화학공학소재연구정보센터
Nature, Vol.368, No.6469, 323-326, 1994
Preindustrial Atmospheric Lead Contamination Detected in Swedish Lake-Sediments
DESPITE evidence from Greenland ice cores for pre-industrial atmospheric trace-metal contamination(1,2) it is commonly assumed that air pollution in remote areas is a recent problem caused by industrial activities, fossil-fuel burning and emissions from motor vehicles. Here we report analyses of lake sediments from Sweden showing that atmospheric lead deposition increased above background levels more than 2,600 years ago.

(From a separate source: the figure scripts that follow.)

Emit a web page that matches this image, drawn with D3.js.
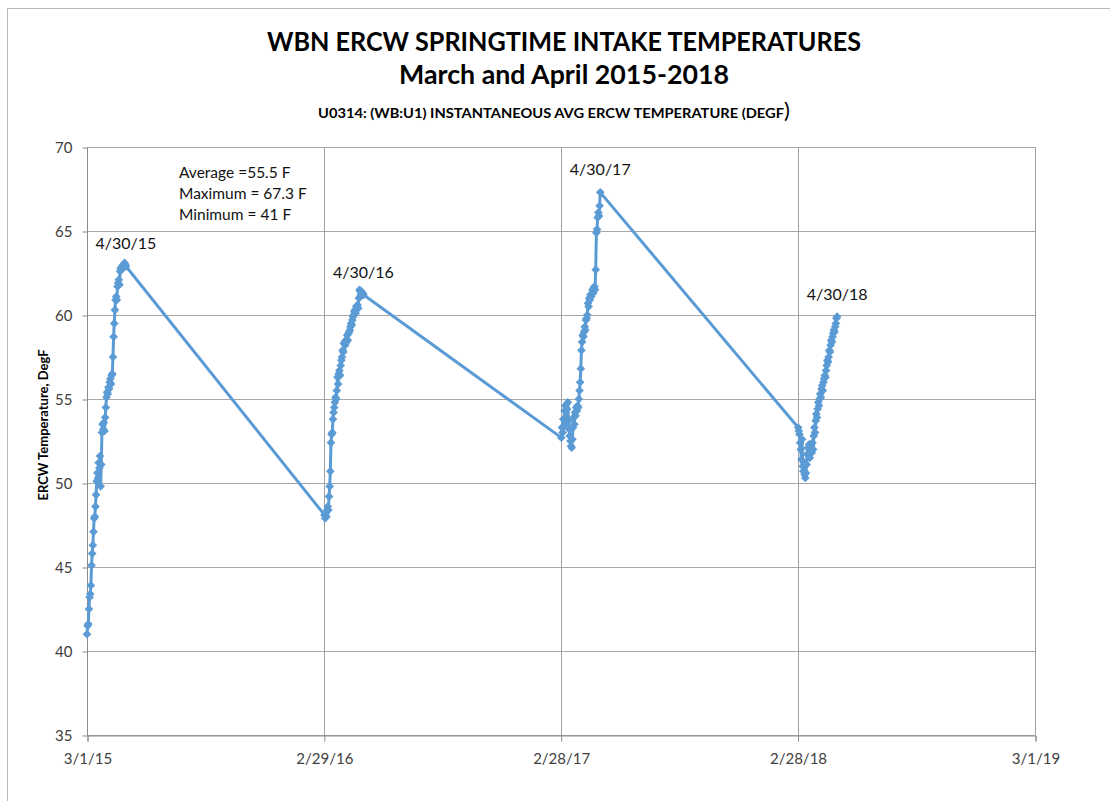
<!DOCTYPE html>
<html>
<head>
<meta charset="utf-8">
<script src="https://cdn.jsdelivr.net/npm/d3@7"></script>
<style>
  body { margin: 0; background: #fff; }
  svg { display: block; font-family: Lato, "Open Sans", sans-serif; }
</style>
</head>
<body>
<svg id="chart" width="1110" height="801"></svg>
<script>
// first day of each spring record
const yearStarts = ["2015-03-01", "2016-03-01", "2017-03-01", "2018-03-01"]

// daily readings, 3/1 .. 4/30, DegF
const temps2015 = [41.0, 41.5, 41.6, 42.5, 43.2, 43.4, 43.9, 45.1, 45.8, 46.3, 47.1, 47.9, 48.0, 48.6, 49.3, 50.1,
  50.6, 50.3, 51.2, 50.9, 51.6, 49.8, 51.1, 53.0, 53.5, 53.2, 53.6, 53.1, 53.9, 54.5, 55.1, 55.4, 55.3, 55.7,
  55.6, 56.0, 56.2, 55.9, 56.4, 56.5, 57.5, 58.7, 59.5, 60.3, 60.9, 61.1, 60.9, 61.7, 61.9, 62.1, 61.8, 62.6,
  62.8, 62.7, 62.9, 62.8, 63.0, 62.9, 63.1, 63.0, 62.9]
const temps2016 = [48.1, 47.9, 48.2, 48.0, 48.4, 48.6, 48.4, 49.2, 49.8, 50.7, 52.4, 52.9, 53.0, 53.8, 54.2, 54.5,
  54.8, 55.1, 55.0, 55.5, 56.3, 55.9, 56.5, 56.7, 56.4, 57.0, 57.3, 57.5, 57.9, 57.8, 58.3, 58.4, 58.2, 58.5,
  58.4, 58.8, 58.5, 58.9, 59.0, 59.1, 59.3, 59.5, 59.4, 59.7, 59.9, 60.0, 60.2, 60.3, 60.1, 60.5, 60.4, 60.6,
  60.4, 61.0, 61.5, 61.4, 61.2, 61.4, 61.3, 61.3, 61.2]
const temps2017 = [52.7, 53.3, 53.0, 53.8, 53.4, 54.3, 54.6, 53.6, 53.9, 54.4, 54.8, 53.7, 53.2, 52.8, 52.5, 52.2,
  52.1, 52.6, 53.3, 53.9, 53.5, 54.2, 54.0, 54.5, 54.3, 54.6, 54.5, 55.0, 55.5, 56.0, 56.8, 57.9, 58.4, 58.8,
  58.7, 59.0, 59.3, 59.1, 59.7, 59.8, 60.0, 60.7, 60.5, 61.0, 60.9, 61.2, 61.1, 61.3, 61.5, 61.3, 61.6, 61.7,
  61.5, 62.7, 64.9, 65.1, 65.8, 66.1, 65.9, 66.5, 67.3]
const temps2018 = [53.3, 53.1, 52.9, 52.4, 52.0, 51.4, 52.6, 51.0, 50.7, 51.2, 50.5, 50.3, 50.6, 51.1, 51.7, 52.1,
  51.8, 52.3, 51.5, 51.9, 52.2, 51.8, 52.4, 52.0, 52.8, 53.3, 53.0, 53.7, 54.1, 53.9, 54.4, 54.8, 54.6, 55.0,
  55.3, 55.1, 55.6, 55.8, 55.5, 56.0, 56.2, 56.4, 56.3, 56.7, 57.0, 57.3, 57.2, 57.5, 57.9, 57.8, 58.2, 58.5,
  58.4, 58.7, 58.9, 59.1, 59.0, 59.3, 59.5, 59.8, 59.9]

const xTicks = ["2015-03-01", "2016-02-29", "2017-02-28", "2018-02-28", "2019-03-01"]
const yTicks = [35, 40, 45, 50, 55, 60, 65, 70]
const peakLabels = ["4/30/15", "4/30/16", "4/30/17", "4/30/18"]
const statLines = ["Average =55.5 F", "Maximum = 67.3 F", "Minimum = 41 F"]

const parse = d3.utcParse("%Y-%m-%d")
const fmt = d3.utcFormat("%-m/%-d/%y")

const series = [temps2015, temps2016, temps2017, temps2018].map((vals, i) => {
  const start = parse(yearStarts[i])
  return vals.map((v, k) => ({ date: d3.utcDay.offset(start, k), value: v }))
})
const data = series.flat()

const svg = d3.select("#chart")

const x = d3.scaleUtc()
  .domain([parse(xTicks[0]), parse(xTicks[xTicks.length - 1])])
  .range([87, 1035])
const y = d3.scaleLinear().domain([35, 70]).range([735, 147])

// outer frame
svg.append("rect")
  .attr("x", 7.5).attr("y", 8.5)
  .attr("width", 1130).attr("height", 800)
  .attr("fill", "none").attr("stroke", "#b8b8b8")

/*
  Titles
*/
svg.append("text")
  .attr("x", 564).attr("y", 51)
  .attr("text-anchor", "middle")
  .attr("font-weight", "bold").attr("font-size", 27)
  .attr("textLength", 594).attr("lengthAdjust", "spacingAndGlyphs")
  .attr("fill", "#000")
  .text("WBN ERCW SPRINGTIME INTAKE TEMPERATURES")

svg.append("text")
  .attr("x", 564).attr("y", 84)
  .attr("text-anchor", "middle")
  .attr("font-weight", "bold").attr("font-size", 27)
  .attr("textLength", 330).attr("lengthAdjust", "spacingAndGlyphs")
  .attr("fill", "#000")
  .text("March and April 2015-2018")

const sub = svg.append("text")
  .attr("x", 318).attr("y", 118)
  .attr("font-weight", "bold").attr("font-size", 13)
  .attr("fill", "#000")
sub.append("tspan")
  .attr("textLength", 466).attr("lengthAdjust", "spacingAndGlyphs")
  .text("U0314: (WB:U1) INSTANTANEOUS AVG ERCW TEMPERATURE (DEGF")
sub.append("tspan").attr("font-size", 22).attr("font-weight", "normal").text(")")

/*
  Grid + axes
*/
svg.append("g")
  .attr("stroke", "#a6a6a6")
  .selectAll("line")
  .data(yTicks)
  .enter()
  .append("line")
  .attr("x1", 87).attr("x2", 1035)
  .attr("y1", (d) => y(d) + 0.5).attr("y2", (d) => y(d) + 0.5)

svg.append("g")
  .attr("stroke", "#a0a0a0")
  .selectAll("line")
  .data(xTicks.slice(1))
  .enter()
  .append("line")
  .attr("x1", (d) => Math.round(x(parse(d))) + 0.5)
  .attr("x2", (d) => Math.round(x(parse(d))) + 0.5)
  .attr("y1", 147).attr("y2", 735)

const yAxis = svg.append("g")
  .attr("transform", "translate(87.5,0.5)")
  .call(d3.axisLeft(y).tickValues(yTicks).tickSize(5).tickPadding(10))
yAxis.select(".domain").attr("stroke", "#8c8c8c").attr("d", "M0,147V735")
yAxis.selectAll(".tick line").attr("stroke", "#8c8c8c")
yAxis.selectAll("text")
  .attr("font-family", "Lato, sans-serif").attr("font-size", 15).attr("fill", "#404040")

const xAxis = svg.append("g")
  .attr("transform", "translate(0.5,735.5)")
  .call(
    d3.axisBottom(x)
      .tickValues(xTicks.map(parse))
      .tickFormat(fmt)
      .tickSize(6)
      .tickPadding(12)
  )
xAxis.select(".domain").attr("stroke", "#8c8c8c")
xAxis.selectAll(".tick line").attr("stroke", "#8c8c8c")
xAxis.selectAll("text")
  .attr("font-family", "Lato, sans-serif").attr("font-size", 15).attr("fill", "#404040")

svg.append("text")
  .attr("transform", "translate(48,425) rotate(-90)")
  .attr("text-anchor", "middle")
  .attr("font-weight", "bold").attr("font-size", 13)
  .attr("fill", "#000")
  .text("ERCW Temperature, DegF")

/*
  Temperature line with diamond markers
*/
const line = d3.line()
  .x((d) => x(d.date))
  .y((d) => y(d.value))

svg.append("path")
  .datum(data)
  .attr("d", line)
  .attr("fill", "none")
  .attr("stroke", "#5b9bd5")
  .attr("stroke-width", 3)
  .attr("stroke-linejoin", "round")

// Excel-style diamonds: squares turned 45 degrees
svg.append("g")
  .attr("fill", "#5b9bd5")
  .selectAll("path")
  .data(data)
  .enter()
  .append("path")
  .attr("d", d3.symbol(d3.symbolSquare, 38))
  .attr("transform", (d) => "translate(" + x(d.date) + "," + y(d.value) + ") rotate(45)")

// peak date labels above the last reading of each spring
svg.append("g")
  .selectAll("text")
  .data(series)
  .enter()
  .append("text")
  .attr("x", (s) => x(s[s.length - 1].date))
  .attr("y", (s) => y(s[s.length - 1].value) - 17)
  .attr("text-anchor", "middle")
  .attr("font-size", 16)
  .attr("fill", "#111")
  .text((s, i) => peakLabels[i])

svg.append("g")
  .selectAll("text")
  .data(statLines)
  .enter()
  .append("text")
  .attr("x", 179)
  .attr("y", (d, i) => 178 + i * 21)
  .attr("font-size", 15.5)
  .attr("fill", "#111")
  .text((d) => d)
</script>
</body>
</html>
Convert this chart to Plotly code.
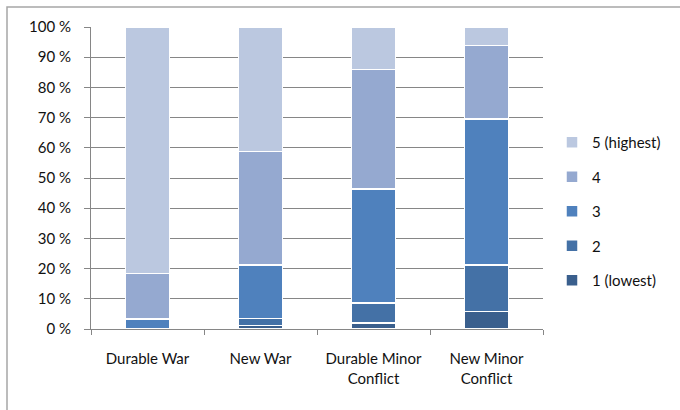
import plotly.graph_objects as go

categories = ["Durable War", "New War", "Durable Minor<br>Conflict", "New Minor<br>Conflict"]
series_names = ["1 (lowest)", "2", "3", "4", "5 (highest)"]
s1 = [0.0, 1.2, 2.0, 5.8]
s2 = [0.0, 2.2, 6.6, 15.4]
s3 = [3.3, 17.8, 37.7, 48.3]
s4 = [15.0, 37.6, 39.6, 24.3]
s5 = [81.7, 41.2, 14.1, 6.2]
series_values = [s1, s2, s3, s4, s5]
colors = ["#3A5F8D", "#4471A6", "#4F81BD", "#95A9D0", "#BBC8E0"]
tick_vals = [0, 10, 20, 30, 40, 50, 60, 70, 80, 90, 100]
tick_text = [f"{v} %" for v in tick_vals]

fig = go.Figure()
n = len(series_names)
for i, (name, vals, col) in enumerate(zip(series_names, series_values, colors)):
    fig.add_trace(go.Bar(
        x=categories, y=vals, name=name, legendgroup=name, legendrank=n - i,
        marker=dict(color=col, line=dict(color="white", width=1.5)),
    ))

W, H = 680, 410
L, R, T, B = 91, 137, 27, 81
pw, ph = W - L - R, H - T - B

def px(x):
    return (x - L) / pw

def py(y):
    return (H - B - y) / ph

fig.update_layout(
    width=W, height=H,
    margin=dict(l=L, r=R, t=T, b=B, autoexpand=False),
    barmode="stack",
    bargap=0.61,
    plot_bgcolor="white", paper_bgcolor="white",
    font=dict(family="Lato", size=15, color="#111111"),
    showlegend=True,
    legend=dict(x=px(552), y=py(126), xanchor="left", yanchor="top",
                traceorder="grouped", tracegroupgap=12,
                font=dict(size=15), itemwidth=30),
    xaxis=dict(showline=True, linecolor="#868686", linewidth=1,
               ticks="outside", ticklen=5, tickcolor="#868686",
               tickson="boundaries", showgrid=False, ticklabelstandoff=16,
               tickfont=dict(size=15, color="#111111")),
    yaxis=dict(range=[0, 100], tickvals=tick_vals, ticktext=tick_text,
               showline=True, linecolor="#868686", linewidth=1,
               ticks="outside", ticklen=6, tickcolor="#868686",
               showgrid=True, gridcolor="#868686", gridwidth=1,
               zeroline=False, ticklabelstandoff=10,
               tickfont=dict(size=15, color="#111111")),
    shapes=[dict(type="rect", xref="paper", yref="paper",
                 x0=px(7), x1=px(700), y0=py(430), y1=py(7),
                 line=dict(color="#A6A6A6", width=1.5), layer="below")],
)

fig.write_html("out.html")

There was a small, but marked lead deposition peak about 2,000 years ago, and a more significant increase that began 1,000 years ago and accelerated during the nineteenth and particularly the twentieth centuries, with a deposition maximum at about AD 1970. Before the nineteenth century industrialization, lead concentrations in lake sediments from southern Sweden had already reached 10-30 times previous background levels as a result of atmospheric deposition. We suggest that this pre-industrial airborne pollution was derived from extensive production and use of lead in Europe, starting with the Greek and Roman cultures(3,4). The cumulative deposition from anthropogenic sources in pre-industrial times (similar to 600 BC to AD 1800) was at least as large as the cumulative deposition during the industrial period (AD 1800 to the present).